Historically, the Dream originated in colonial mystique regarding frontier life. As John Murray, 4th Earl of Dunmore, the colonial Governor of Virginia, noted in 1774, the Americans "for ever imagine the Lands further off are still better than those upon which they are already settled". He added that, "if they attained Paradise, they would move on if they heard of a better place farther west".[20] The idea of the American Dream is ever evolving and changing. When the Declaration of Independence was signed on July 4, 1776, the founding fathers believed that this would ratify the role of government and society in the United States. Jim Cullen notability claims:

Many well-educated Germans who fled the failed 1848 revolution found the United States more politically free than their homeland, which they believed to be a hierarchical and aristocratic society that determined the ceiling for their aspirations. One of them said:

The German emigrant comes into a country free from the despotism, privileged orders and monopolies, intolerable taxes, and constraints in matters of belief and conscience. Everyone can travel and settle wherever he pleases. No passport is demanded, no police mingles in his affairs or hinders his movements ... Fidelity and merit are the only sources of honor here. The rich stand on the same footing as the poor; the scholar is not a mug above the most humble mechanics; no German ought to be ashamed to pursue any occupation ... [In America] wealth and possession of real estate confer not the least political right on its owner above what the poorest citizen has. Nor are there nobility, privileged orders, or standing armies to weaken the physical and moral power of the people, nor are there swarms of public functionaries to devour in idleness credit for. Above all, there are no princes and corrupt courts representing the so-called divine 'right of birth'. In such a country the talents, energy and perseverance of a person ... have far greater opportunity to display than in monarchies.[22]
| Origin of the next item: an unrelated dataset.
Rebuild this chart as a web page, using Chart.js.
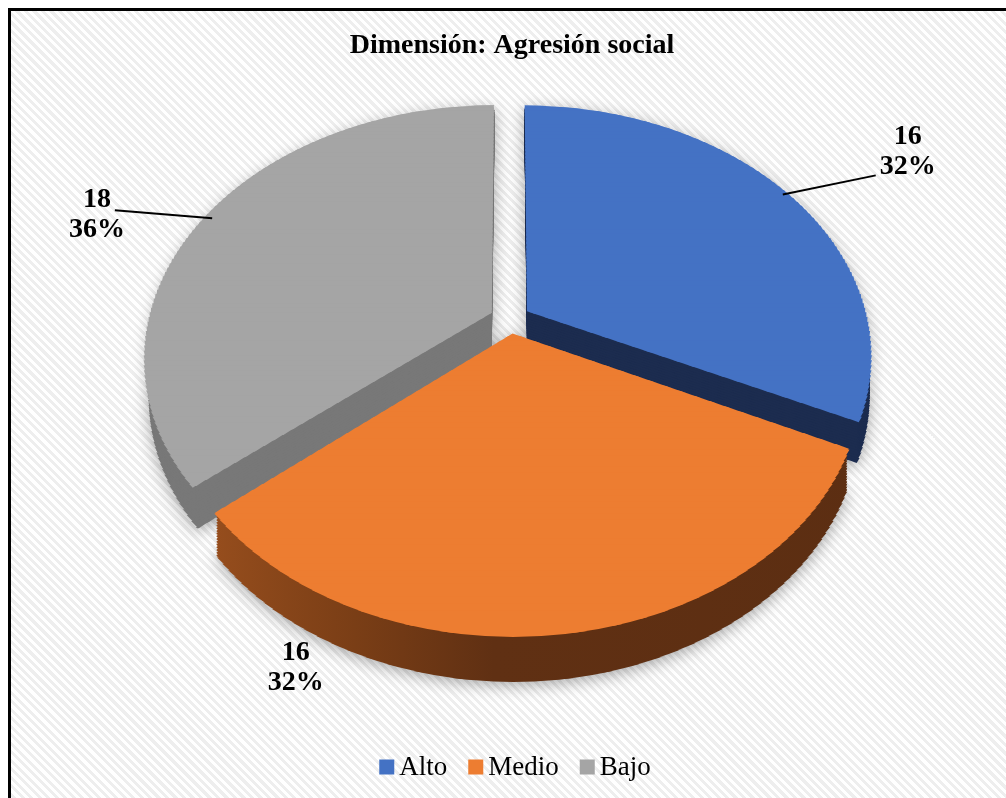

The old American Dream ... was the dream of the Puritans, of Benjamin Franklin's "Poor Richard"... of men and women content to accumulate their modest fortunes a little at a time, year by year by year. The new dream was the dream of instant wealth, won in a twinkling by audacity and good luck. [This] golden dream ... became a prominent part of the American psyche only after Sutter's Mill.[23]

During the 18th century provided Americans with new sources of wealth and looking for new ways of travel. When looking at immigration in history, it is important to consider the different experiences of gender as much as race. There are oftentimes tensions between economic and political agendas. By studying the global tensions and events outside of the United States, helps to form a broader viewpoint and perspective of the past. After 1776, the United States became a part of the global connections improving marketing opportunities. This paragraph highlights the complex relationships between global integration within American history:

These complicated transnational networks themselves are not the only story. Along with global integration went attempts to assert national distinctiveness amid growing global competition. Americans conceived of and responded to these pressures by striving to create national economic independence because they wanted to maintain political and social independence. Thus there was tension between the economic imperatives of global integration, and national political debates and economic agendas - such as the enhancement of national security through a strong industrial and financial base.[24]

In Turner's thesis, the American frontier established liberty by releasing Americans from European mindsets and eroding old, dysfunctional customs. The frontier had no need for standing armies, established churches, aristocrats or nobles, nor for landed gentry who controlled most of the land and charged heavy rents. Frontier land was free for the taking. Turner first announced his thesis in a paper entitled "The Significance of the Frontier in American History", delivered to the American Historical Association in 1893 in Chicago. He won wide acclaim among historians and intellectuals. Turner elaborated on the theme in his advanced history lectures and in a series of essays published over the next 25 years, published along with his initial paper as The Frontier in American History.[26] Turner's emphasis on the importance of the frontier in shaping American character influenced the interpretation found in thousands of scholarly histories. By the time Turner died in 1932, 60% of the leading history departments in the U.S. were teaching courses in frontier history along Turnerian lines.[27]

But there has been also the American dream, that dream of a land in which life should be better and richer and fuller for every man, with opportunity for each according to his ability or achievement. It is a difficult dream for the European upper classes to interpret adequately, and too many of us ourselves have grown weary and mistrustful of it. It is not a dream of motor cars and high wages merely, but a dream of social order in which each man and each woman shall be able to attain to the fullest stature of which they are innately capable, and be recognized by others for what they are, regardless of the fortuitous circumstances of birth or position... The American dream, that has lured tens of millions of all nations to our shores in the past century has not been a dream of merely material plenty, though that has doubtlessly counted heavily. It has been much more than that. It has been a dream of being able to grow to fullest development as man and woman, unhampered by the barriers which had slowly been erected in the older civilizations, unrepressed by social orders which had developed for the benefit of classes rather than for the simple human being of any and every class.

So long also as we are ourselves content with a mere extension of the material basis of existence, with the multiplying of our material possessions, it is absurd to think that the men who can utilize that public attitude for the gaining of infinite wealth and power for themselves will abandon both to become spiritual leaders of a democracy that despises spiritual things.

He also said that the American institution that best exemplified the American dream was the Library of Congress; he contrasted it with European libraries of the time, which restricted access to many of their works, and argued that the Library, as an institution funded by and meant to uphold democracy, was an example of democratic government's ability to uplift and equalize the people that it ruled over and was ruled by in order to "save itself" from a takeover by oligarchic forces. The Library also offered an opportunity for the whole nation to come together in thoughtful pursuit of a common good, which Adams claimed needed to be "carried out in all departments of our national life" in order to make the American Dream a reality.[28]